I stand at the edge of height, not for the thrill or to jump, but to see how far I’ve come. Besides, the view is much different looking down, than up.
When one is at the bottom of a canyon, a mountain, or life, the focus may fall on the difficulties, challenges and at time impossibilities as one works their way up. Finding a passage to higher ground, doesn’t always seem achievable. Many times giving up, is an option, which I refuse to take.
The Grand Canyon beckons me to the tip of where I can stand. My husband is always close by. At times, he holds me by the back of my pants to make sure I don’t take another step.
It’s not that I want the risk, but a part of me wants to become what I see. I long to be a hawk, an eagle or any bird and soar through the canyons. A desire builds in me to hear the wind resonate the tonal sounds of the canyons as they sing. Imagining to be one with nature in this form, frees me and helps me see life from a different point of view, from accomplishments.
When realism returns to me, I sit and admire the canyon’s design and envy the crows flying by. To watch the colors of these rocks change from sunrise to sunset, a breath of life enters my soul and spirit. I can then relax and recall, God is present.
To study their cavities and realize their differences, they point to my own uniqueness. For many times I’m like many ladies, a wife, a mom, a daughter, a teacher. I’m a person who lines up with other women under many different categories. Like others, my oneness becomes hard to find.
At the edge, I’m reminded by the Creator of my design, why I exist and the reason of why I stand alone. I shouldn’t be sad or mad or lonely. For the spot of where I stand is for a specific purpose, for a short time and for limited space.
Unlike the canyon’s crevasses, which remain in their spot, I’m privileged, for I choose my place to stand. My Creator showed me, how I am like a bird. I can fly any where and land on any spot, yet I will stand with only me.
As I think, I’m never alone, a small voice tells me, “you feel alone.”

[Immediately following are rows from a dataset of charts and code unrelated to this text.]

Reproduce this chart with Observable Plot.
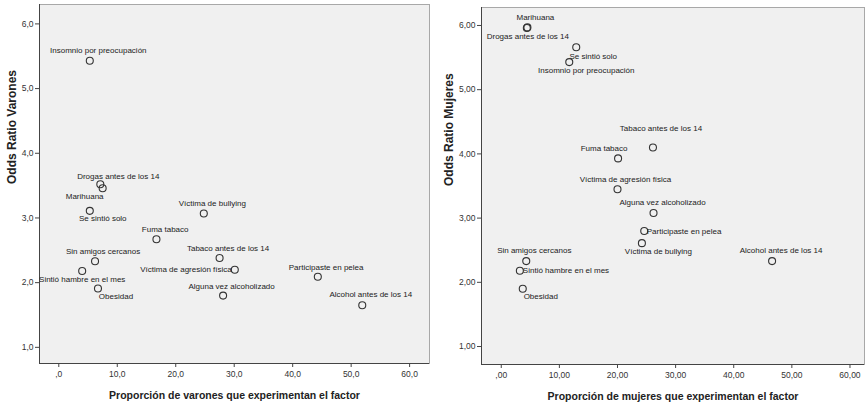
<!DOCTYPE html>
<html>
<head>
<meta charset="utf-8">
<script src="https://cdn.jsdelivr.net/npm/d3@7"></script>
<script src="https://cdn.jsdelivr.net/npm/@observablehq/plot@0.6"></script>
<style>
  html, body { margin: 0; padding: 0; background: #fff; }
  #wrap { position: relative; width: 865px; height: 405px; display: flex; }
  #wrap svg { display: block; }
</style>
</head>
<body>
<div id="wrap"></div>
<script>
// ---- Data ----
const factors = [
  "Insomnio por preocupación", "Drogas antes de los 14", "Marihuana", "Se sintió solo",
  "Víctima de bullying", "Fuma tabaco", "Sin amigos cercanos", "Tabaco antes de los 14",
  "Víctima de agresión física", "Sintió hambre en el mes", "Obesidad",
  "Alguna vez alcoholizado", "Participaste en pelea", "Alcohol antes de los 14"
];
const propVarones = [5.3, 7.1, 7.5, 5.3, 24.8, 16.7, 6.2, 27.5, 30.1, 4.0, 6.7, 28.1, 44.3, 51.9];
const orVarones   = [5.43, 3.52, 3.46, 3.11, 3.07, 2.67, 2.33, 2.38, 2.20, 2.18, 1.91, 1.80, 2.09, 1.65];
const propMujeres = [11.7, 4.4, 4.5, 12.9, 24.2, 20.1, 4.3, 26.1, 20.0, 3.2, 3.7, 26.2, 24.6, 46.6];
const orMujeres   = [5.43, 5.96, 5.97, 5.66, 2.61, 3.93, 2.33, 4.10, 3.45, 2.18, 1.90, 3.08, 2.80, 2.33];

const xTicks = [0, 10, 20, 30, 40, 50, 60];
const xTickLabelsV = [",0", "10,0", "20,0", "30,0", "40,0", "50,0", "60,0"];
const xTickLabelsM = [",00", "10,00", "20,00", "30,00", "40,00", "50,00", "60,00"];
const yTicks = [1, 2, 3, 4, 5, 6];
const yTickLabelsV = ["1,0", "2,0", "3,0", "4,0", "5,0", "6,0"];
const yTickLabelsM = ["1,00", "2,00", "3,00", "4,00", "5,00", "6,00"];

// ---- Layout (label placement offsets in px, per factor) ----
const placeV = {
  "Insomnio por preocupación": [8.5, -10, "middle"],
  "Drogas antes de los 14": [18, -8, "middle"],
  "Marihuana": [-18, 8, "middle"],
  "Se sintió solo": [13, 8, "middle"],
  "Víctima de bullying": [8.5, -10, "middle"],
  "Fuma tabaco": [8.7, -10, "middle"],
  "Sin amigos cercanos": [8, -10, "middle"],
  "Tabaco antes de los 14": [8.5, -10, "middle"],
  "Víctima de agresión física": [-3, 0, "end"],
  "Sintió hambre en el mes": [0, 8.5, "middle"],
  "Obesidad": [18, 8, "middle"],
  "Alguna vez alcoholizado": [8.5, -9, "middle"],
  "Participaste en pelea": [8.3, -9.3, "middle"],
  "Alcohol antes de los 14": [8.5, -10.5, "middle"]
};
const placeM = {
  "Marihuana": [8, -10, "middle"],
  "Drogas antes de los 14": [1, 8, "middle"],
  "Se sintió solo": [17, 8.7, "middle"],
  "Insomnio por preocupación": [17, 8.7, "middle"],
  "Tabaco antes de los 14": [8, -18.7, "middle"],
  "Fuma tabaco": [-14, -10, "middle"],
  "Víctima de agresión física": [8, -9.7, "middle"],
  "Alguna vez alcoholizado": [9, -10.6, "middle"],
  "Participaste en pelea": [2.5, 0, "start"],
  "Víctima de bullying": [16.5, 8, "middle"],
  "Alcohol antes de los 14": [9, -10.3, "middle"],
  "Sin amigos cercanos": [8, -10.3, "middle"],
  "Sintió hambre en el mes": [3, 0, "start"],
  "Obesidad": [18, 7.3, "middle"]
};

const FONT = "'Liberation Sans', Arial, sans-serif";

function panel({props, ors, place, xLabels, yLabels, xTitle, yTitle, width, margins, xDomain, yDomain, yTitleDx}) {
  const data = factors.map((f, i) => ({name: f, x: props[i], y: ors[i]}));
  const labelMarks = data.map(d => {
    const [dx, dy, anchor] = place[d.name];
    return Plot.text([d], {x: "x", y: "y", text: "name", dx, dy, textAnchor: anchor,
      fontSize: 8, fill: "#222"});
  });
  return Plot.plot({
    width, height: 405,
    marginLeft: margins[0], marginRight: margins[1], marginTop: margins[2], marginBottom: margins[3],
    style: {fontFamily: FONT, fontSize: "8.5px", color: "#333", background: "#fff", overflow: "visible"},
    x: {domain: xDomain},
    y: {domain: yDomain},
    marks: [
      Plot.frame({fill: "#f0f0f0", stroke: "#a8a8a8"}),
      Plot.ruleX([xDomain[0]], {stroke: "#444"}),
      Plot.ruleY([yDomain[0]], {stroke: "#444"}),
      Plot.axisX({ticks: xTicks, tickFormat: d => xLabels[xTicks.indexOf(d)], tickSize: 4, tickPadding: 3, label: null, stroke: "#444"}),
      Plot.axisY({ticks: yTicks, tickFormat: d => yLabels[yTicks.indexOf(d)], tickSize: 4, tickPadding: 2, label: null, stroke: "#444"}),
      Plot.dot(data, {x: "x", y: "y", r: 3.5, stroke: "#333", strokeWidth: 1.1, fill: "none"}),
      ...labelMarks,
      Plot.text([xTitle], {frameAnchor: "bottom", dy: 32, fontSize: 10.5, fontWeight: "bold", fill: "#222", lineAnchor: "middle"}),
      Plot.text([yTitle], {frameAnchor: "left", dx: yTitleDx, rotate: -90, fontSize: 12, fontWeight: "bold", fill: "#222", lineAnchor: "middle"})
    ]
  });
}

const wrap = document.getElementById("wrap");
wrap.appendChild(panel({
  props: propVarones, ors: orVarones, place: placeV,
  xLabels: xTickLabelsV, yLabels: yTickLabelsV,
  xTitle: "Proporción de varones que experimentan el factor",
  yTitle: "Odds Ratio Varones",
  width: 432, margins: [39, 3, 4, 42],
  xDomain: [-3.3, 63.4], yDomain: [0.75, 6.30], yTitleDx: -27.5
}));
wrap.appendChild(panel({
  props: propMujeres, ors: orMujeres, place: placeM,
  xLabels: xTickLabelsM, yLabels: yTickLabelsM,
  xTitle: "Proporción de mujeres que experimentan el factor",
  yTitle: "Odds Ratio Mujeres",
  width: 433, margins: [49, 1, 7, 41],
  xDomain: [-3.4, 62.5], yDomain: [0.72, 6.28], yTitleDx: -32.5
}));
</script>
</body>
</html>
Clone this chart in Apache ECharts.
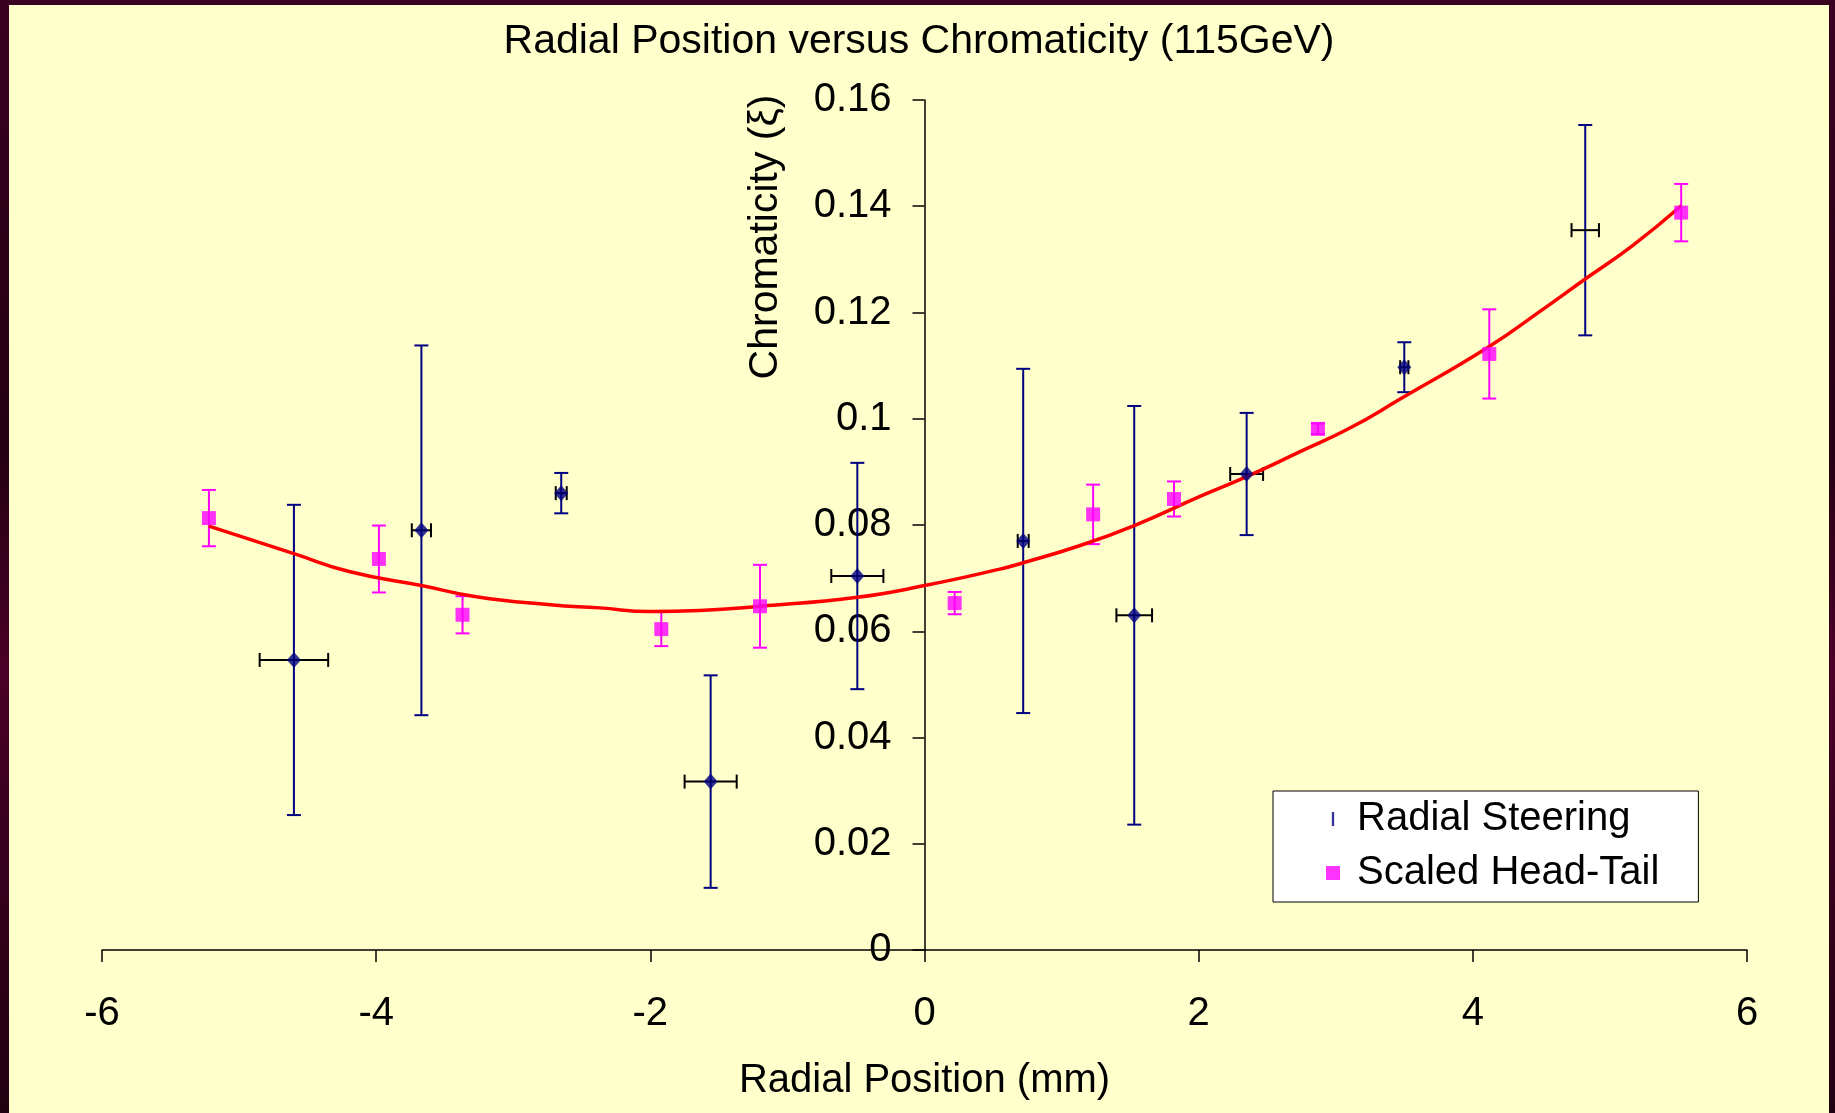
<!DOCTYPE html>
<html><head><meta charset="utf-8">
<script src="https://cdn.jsdelivr.net/npm/echarts@6/dist/echarts.min.js"></script>
<style>
html,body{margin:0;padding:0;width:1835px;height:1113px;overflow:hidden;background:#200010;}
#frame{position:absolute;left:0;top:0;width:1835px;height:1113px;background:linear-gradient(180deg,#3a0020 0%,#240012 40%,#4a0026 60%,#200010 100%);}
#chart{position:absolute;left:9px;top:5px;width:1820px;height:1108px;}
</style></head><body><div id="frame"></div><div id="chart"></div>
<script>
// Radial Steering (diamonds, x and y error bars)
const steerX    = [-4.60, -3.67, -2.65, -1.56, -0.49, 0.72, 1.53, 2.35, 3.50, 4.82];
const steerY    = [0.0546, 0.0790, 0.0860, 0.0317, 0.0704, 0.0770, 0.0630, 0.0896, 0.1097, 0.1355];
const steerYErr = [0.0292, 0.0348, 0.0038, 0.0200, 0.0213, 0.0324, 0.0394, 0.0115, 0.0047, 0.0198];
const steerXErr = [0.25, 0.07, 0.04, 0.19, 0.19, 0.04, 0.13, 0.12, 0.03, 0.10];
// Scaled Head-Tail (squares, y error bars)
const headX   = [-5.22, -3.98, -3.37, -1.92, -1.20, 0.22, 1.23, 1.82, 2.87, 4.12, 5.52];
const headY   = [0.0813, 0.0736, 0.0631, 0.0604, 0.0647, 0.0653, 0.0820, 0.0849, 0.0981, 0.1122, 0.1388];
const headErr = [0.0053, 0.0063, 0.0035, 0.0032, 0.0078, 0.0021, 0.0056, 0.0033, 0.0010, 0.0084, 0.0054];
// Fit curve (red)
const fitX = [-5.22, -4.60, -4.19, -3.67, -3.27, -2.73, -2.37, -2.00, -1.64, -1.20, -0.49, 0.00, 0.55, 0.72, 1.13, 1.53, 2.01, 2.35, 2.74, 3.10, 3.47, 4.12, 4.49, 4.82, 5.17, 5.52];
const fitY = [0.0798, 0.0746, 0.0712, 0.0686, 0.0665, 0.0650, 0.0644, 0.0637, 0.0639, 0.0647, 0.0664, 0.0686, 0.0717, 0.0729, 0.0761, 0.0799, 0.0854, 0.0891, 0.0938, 0.0982, 0.1037, 0.1136, 0.1202, 0.1263, 0.1327, 0.1401];
// Axes
const xRange = [-6, 6, 2];
const yRange = [0, 0.16, 0.02];
const titleText = 'Radial Position versus Chromaticity (115GeV)';
const xName = 'Radial Position (mm)';
const yName = 'Chromaticity (ξ)';
const seriesNames = ['Radial Steering', 'Scaled Head-Tail'];
const hiddenSteerMarker = 9;

const FONT = '"Liberation Sans", Arial, sans-serif';
const NAVY = '#000080', MAGENTA = '#FF00FF';
const GRID = { left: 93, right: 82, top: 95, bottom: 163 };
const CHART_W = 1820;

function vErr(color, cap) {
  return function (params, api) {
    const x = api.value(0), y = api.value(1), e = api.value(2);
    const hi = api.coord([x, y + e]), lo = api.coord([x, y - e]);
    const st = { stroke: color, lineWidth: 2 };
    return { type: 'group', children: [
      { type: 'line', shape: { x1: hi[0], y1: hi[1], x2: lo[0], y2: lo[1] }, style: st },
      { type: 'line', shape: { x1: hi[0] - cap, y1: hi[1], x2: hi[0] + cap, y2: hi[1] }, style: st },
      { type: 'line', shape: { x1: lo[0] - cap, y1: lo[1], x2: lo[0] + cap, y2: lo[1] }, style: st }
    ]};
  };
}
function hErr(color, cap) {
  return function (params, api) {
    const x = api.value(0), y = api.value(1), e = api.value(2);
    const l = api.coord([x - e, y]), r = api.coord([x + e, y]);
    const st = { stroke: color, lineWidth: 2 };
    return { type: 'group', children: [
      { type: 'line', shape: { x1: l[0], y1: l[1], x2: r[0], y2: r[1] }, style: st },
      { type: 'line', shape: { x1: l[0], y1: l[1] - cap, x2: l[0], y2: l[1] + cap }, style: st },
      { type: 'line', shape: { x1: r[0], y1: r[1] - cap, x2: r[0], y2: r[1] + cap }, style: st }
    ]};
  };
}

// y axis sits at x = 0: shift it from the grid's left edge to the x=0 position
const plotW = CHART_W - GRID.left - GRID.right;
const yAxisShift = -plotW * (0 - xRange[0]) / (xRange[1] - xRange[0]);

const chart = echarts.init(document.getElementById('chart'));
chart.setOption({
  animation: false,
  backgroundColor: '#FFFFCC',
  textStyle: { fontFamily: FONT },
  title: { text: titleText, left: 'center', top: 11,
    textStyle: { fontSize: 41, fontWeight: 'normal', color: '#000', fontFamily: FONT } },
  grid: Object.assign({ containLabel: false, outerBoundsMode: 'none' }, GRID),
  legend: {
    orient: 'vertical', left: 1264, top: 786,
    padding: [8, 39, 9, 53], backgroundColor: '#fff', borderColor: '#000', borderWidth: 1, borderRadius: 0,
    itemWidth: 14, itemHeight: 14, itemGap: 14,
    textStyle: { fontSize: 40, color: '#000', fontFamily: FONT, lineHeight: 40, padding: [0, 0, 0, 12] },
    data: [
      { name: seriesNames[0], icon: 'path://M0,0H2V12H0Z' },
      { name: seriesNames[1], icon: 'rect' }
    ]
  },
  xAxis: {
    type: 'value', min: xRange[0], max: xRange[1], interval: xRange[2],
    name: xName, nameLocation: 'middle', nameGap: 111,
    nameTextStyle: { fontSize: 40, color: '#000', fontFamily: FONT },
    axisLine: { onZero: false, lineStyle: { color: '#000', width: 1.5 } },
    axisTick: { length: 12, lineStyle: { color: '#000', width: 1.5 } },
    axisLabel: { fontSize: 40, color: '#000', margin: 44, fontFamily: FONT },
    splitLine: { show: false }
  },
  yAxis: {
    type: 'value', min: yRange[0], max: yRange[1], interval: yRange[2],
    position: 'left', offset: yAxisShift,
    axisLine: { onZero: false, lineStyle: { color: '#000', width: 1.5 } },
    axisTick: { length: 12, lineStyle: { color: '#000', width: 1.5 } },
    axisLabel: { fontSize: 40, color: '#000', margin: 33, fontFamily: FONT },
    splitLine: { show: false }
  },
  graphic: [{
    type: 'text', x: 757, y: 232, rotation: Math.PI / 2,
    style: { text: yName, font: '41px ' + FONT, fill: '#000', align: 'center', verticalAlign: 'middle' }
  }],
  series: [
    { type: 'custom', name: 'steerVErr', renderItem: vErr(NAVY, 7), encode: { x: 0, y: 1 }, z: 2,
      data: steerX.map((x, i) => [x, steerY[i], steerYErr[i]]) },
    { type: 'custom', name: 'steerHErr', renderItem: hErr('#000', 7), encode: { x: 0, y: 1 }, z: 2,
      data: steerX.map((x, i) => [x, steerY[i], steerXErr[i]]) },
    { type: 'custom', name: 'headErr', renderItem: vErr(MAGENTA, 7), encode: { x: 0, y: 1 }, z: 2,
      data: headX.map((x, i) => [x, headY[i], headErr[i]]) },
    { type: 'line', name: 'fit', smooth: true, showSymbol: false, symbol: 'none', z: 3,
      lineStyle: { color: '#FF0000', width: 3.5 },
      data: fitX.map((x, i) => [x, fitY[i]]) },
    { type: 'scatter', name: seriesNames[0], symbol: 'diamond', z: 4,
      symbolSize: (v, p) => p.dataIndex === hiddenSteerMarker ? 0 : [14, 16],
      itemStyle: { color: NAVY },
      data: steerX.map((x, i) => [x, steerY[i]]) },
    { type: 'scatter', name: seriesNames[1], symbol: 'rect', symbolSize: 14, z: 4,
      itemStyle: { color: MAGENTA },
      data: headX.map((x, i) => [x, headY[i]]) }
  ]
});
</script>
</body></html>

It’s not about being alone, or the sense of loneliness, but being who I was created to be. Visiting the Grand Canyon, made me well aware of the fact, I’m the only one who occupies this specific spot at this exact time for a particular task. The reason has been, and will be, revealed when it’s time for me to take a stand.
Standing at the edge of height refuels the truth of my uniqueness, my oneness, my me.
Once I turned and faced my husband, immediately I knew, I didn’t get to where I am, alone.